By quantifying the fluorescent product upon the cleavage of 4-methylumbelliferyl- a-d-N-acetylneuraminic acid (MUNANA; Sigma, St Louis, MO, USA) by NA, IAV NA activity was assessed [28, 31]. The reaction system contains 20 μl of sample, 20 μl of enzyme and 60 μl of substrate buffer mix (20 μM MUNANA, 33 mM MES buffer (pH 3.5), 4 mM CaCl₂, and double distilled water). Briefly, neuraminidases derived from influenza A viruses were incubated with diluted drug samples for 60 min at room temperature and then 60 μl neuraminidases substrate was added. The luminescence signal indicating neuraminidase activity was determined on Enspire (Perkin Elmer, Waltham, MA, USA) with excitation wavelength 355 nm and emission wavelength 460 nm before and after incubating for 15 min at 37 °C. The inhibition ratio was calculated according to the equation.

MDCK cells (3 × 105 cells) grown on a coverslip in 12-well plates. The cells were infected with influenza virus (100TCID₅₀) for 2 h with or without CST (5, 10, and 20 μg/ml) or RBV (10 μM). Cells were fixed with 4% paraformaldehyde for 10 min at room temperature at 18 h post-infection (p.i.). After incubating with 0.5% Triton X-100 for 15 min, cells were blocked with 1% bovine serum albumin (BSA) in PBS for 1 h at room temperature. The cells were then incubated with appropriate primary (IAV M2 antibody, Santa Cruz, Dallas, Texas, USA) and secondary antibodies (Alexa-Fluor-488, Transgen, Beijing, China). The nucleus was detected with Hoechst 33,342 (Beyotime, Shanghai, China). Pictures were taken with an Olympus TH4-200 microscope.

Cells were lysed in M-PER mammalian protein extraction reagent containing the Halt Protease inhibitor cocktail (Thermo Fisher Scientific, Waltham, MA, USA), whereas nuclear and cytosolic extracts were prepared using a nuclear and cytoplasmic extraction kit (Beyotime, Beijing, China). Lysates were centrifuged at 12,000 g for 15 min at 4 °C. The supernatants were collected and an equal amount of proteins were subjected to 10% SDS-PAGE. Proteins were detected using antibodies directed against ERK 1/2(1:1000), phosphorylated ERK 1/2 (1:1000), p38 (1:1000), phosphorylated p38 (1:1000), JNK (1:1000), phosphorylated JNK (1:1000), nuclear factor-kappa B subunit p65 (NF-κB p65) (1:1000), phosphorylated nuclear factor-kappa B subunit p65 (NF-κB p65) (1:1000), cyclooxygenase-2 (COX-2; 1:1000), β-actin (1:5000), histone H3 (1:1000) (Cell Signaling Technology, Beverly, MA, USA), IAV M2 (1:400) (Santa Cruz, Dallas, Texas, USA), respectively. Proteins were visualized by an ECL kit (GE Healthcare Life Sciences, Pittsburgh, PA, USA). Membranes were exposed to Biorad GelDoc XR (Bio-RAD, USA).
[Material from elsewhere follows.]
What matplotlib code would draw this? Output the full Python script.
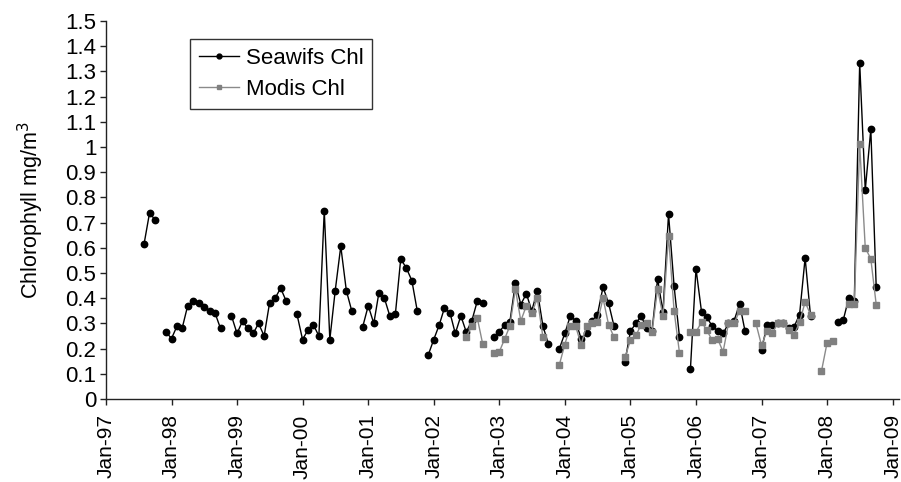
import numpy as np
import pandas as pd
import matplotlib
matplotlib.use("Agg")
import matplotlib.pyplot as plt
import matplotlib.dates as mdates
from matplotlib.ticker import FuncFormatter

plt.rcParams["font.family"] = ["Liberation Sans", "DejaVu Sans"]

nan = np.nan

# Monthly chlorophyll (mg/m3), one row per year, Jan..Dec
seawifs_chl = [
    nan, nan, nan, nan, nan, nan, nan, 0.615, 0.74, 0.71, nan, 0.266,          # 1997
    0.24, 0.29, 0.28, 0.37, 0.39, 0.38, 0.365, 0.35, 0.34, 0.28, nan, 0.33,    # 1998
    0.26, 0.31, 0.28, 0.26, 0.30, 0.25, 0.38, 0.40, 0.44, 0.39, nan, 0.336,    # 1999
    0.236, 0.275, 0.295, 0.25, 0.747, 0.236, 0.43, 0.606, 0.43, 0.35, nan, 0.286,  # 2000
    0.37, 0.30, 0.42, 0.40, 0.33, 0.336, 0.556, 0.52, 0.47, 0.35, nan, 0.174,  # 2001
    0.236, 0.295, 0.36, 0.343, 0.26, 0.33, 0.266, 0.31, 0.39, 0.38, nan, 0.246,  # 2002
    0.266, 0.295, 0.306, 0.46, 0.375, 0.418, 0.35, 0.43, 0.29, 0.22, nan, 0.198,  # 2003
    0.26, 0.33, 0.31, 0.24, 0.26, 0.31, 0.335, 0.444, 0.38, 0.29, nan, 0.147,  # 2004
    0.27, 0.30, 0.33, 0.28, 0.27, 0.477, 0.345, 0.734, 0.448, 0.246, nan, 0.119,  # 2005
    0.517, 0.345, 0.325, 0.29, 0.27, 0.26, 0.30, 0.31, 0.378, 0.27, nan, nan,  # 2006
    0.194, 0.295, 0.295, 0.30, 0.30, 0.28, 0.286, 0.335, 0.56, 0.33, nan, nan,  # 2007
    nan, nan, 0.305, 0.315, 0.40, 0.39, 1.333, 0.829, 1.07, 0.444,             # 2008
]

modis_chl = [
    nan, nan, nan, nan, nan, nan, nan, nan, nan, nan, nan, nan,                # 1997
    nan, nan, nan, nan, nan, nan, nan, nan, nan, nan, nan, nan,                # 1998
    nan, nan, nan, nan, nan, nan, nan, nan, nan, nan, nan, nan,                # 1999
    nan, nan, nan, nan, nan, nan, nan, nan, nan, nan, nan, nan,                # 2000
    nan, nan, nan, nan, nan, nan, nan, nan, nan, nan, nan, nan,                # 2001
    nan, nan, nan, nan, nan, nan, 0.246, 0.29, 0.32, 0.217, nan, 0.183,        # 2002
    0.187, 0.24, 0.29, 0.437, 0.31, 0.37, 0.34, 0.40, 0.246, nan, nan, 0.134,  # 2003
    0.216, 0.29, 0.29, 0.216, 0.29, 0.30, 0.305, 0.40, 0.295, 0.246, nan, 0.165,  # 2004
    0.233, 0.253, 0.295, 0.30, 0.266, 0.437, 0.33, 0.648, 0.35, 0.183, nan, 0.264,  # 2005
    0.266, 0.305, 0.275, 0.233, 0.24, 0.187, 0.30, 0.30, 0.35, 0.35, nan, 0.30,  # 2006
    0.213, 0.27, 0.26, 0.30, 0.30, 0.275, 0.253, 0.305, 0.385, 0.335, nan, 0.11,  # 2007
    0.222, 0.229, nan, nan, 0.378, 0.378, 1.01, 0.60, 0.556, 0.375,            # 2008
]

months = pd.date_range("1997-01-01", periods=len(seawifs_chl), freq="MS")
year_ticks = pd.date_range("1997-01-01", "2009-01-01", freq="YS")
y_ticks = np.arange(0, 1.51, 0.1)

W, H = 901, 482
fig = plt.figure(figsize=(W / 100, H / 100), dpi=100)
ax = fig.add_axes([106 / W, 1 - 399 / H, (899 - 106) / W, (399 - 21) / H])

ax.plot(months, seawifs_chl, color="black", lw=1.0, marker="o", ms=4.6,
        mec="black", mfc="black", label="Seawifs Chl", zorder=3)
ax.plot(months, modis_chl, color="#8a8a8a", lw=1.0, marker="s", ms=5.0,
        mec="#808080", mfc="#808080", label="Modis Chl", zorder=4)

ax.set_ylim(0, 1.5)
ax.set_xlim(pd.Timestamp("1997-01-01"), pd.Timestamp("2009-02-05"))
ax.set_yticks(y_ticks)
ax.yaxis.set_major_formatter(FuncFormatter(lambda v, p: f"{v:g}"))
ax.set_xticks(year_ticks)
ax.xaxis.set_major_formatter(mdates.DateFormatter("%b-%y"))
plt.setp(ax.get_xticklabels(), rotation=90)

for side in ("top", "right"):
    ax.spines[side].set_visible(False)
for side in ("left", "bottom"):
    ax.spines[side].set_linewidth(1.0)
    ax.spines[side].set_color("#222222")
ax.tick_params(axis="y", direction="out", length=4, width=1.0,
               color="#222222", labelsize=16, pad=3)
ax.tick_params(axis="x", direction="out", length=4, width=1.0,
               color="#222222", labelsize=15, pad=7)

ax.set_ylabel("Chlorophyll mg/m$^3$", fontsize=15.5, labelpad=14)

leg = ax.legend(loc="upper left", bbox_to_anchor=(190 / W, 1 - 39 / H),
                bbox_transform=fig.transFigure, fontsize=16, frameon=True,
                fancybox=False, edgecolor="black", handlelength=1.8,
                borderpad=0.4, labelspacing=0.45, handletextpad=0.3,
                borderaxespad=0)
leg.get_frame().set_linewidth(1.0)
for h in leg.legend_handles:
    h.set_markersize(3.5)

fig.savefig("out.png", dpi=100)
MDCK and THP-1 cells were infected with 100TCID₅₀ influenza virus for 2 h and cultured in the presence of CST at different concentrations. At 12 h p.i., total RNA was isolated from cells by using RNeasy Mini Kit (Qiagen, Germantown, MD, USA).

The primers used to amplify the IAV M2, IL-1β, TNF-α, IL-8, IL-10, and GAPDH genes (Table 2), were synthesized by Invitrogen Biotechnology Co. Ltd., China. The relative quantification of these genes were carried out with an ABI 7500 Fast real-time PCR instrument (Applied Biosystems, Foster City, CA, USA) by using TransScript II Green One-Step qRT-PCR SuperMix kit (TransGen Biotech, China) with the following procedures: 50 °C for 5 min, 94 °C for 30 s, followed by 35 cycles of 94 °C for 5 s, and 60 °C for 30 s. The relative mRNA amounts of IAV M2, IL-1β, TNF-α, IL-8, as well as IL-10, were then calculated by comparative Ct method after normalizing against the quantity of GAPDH.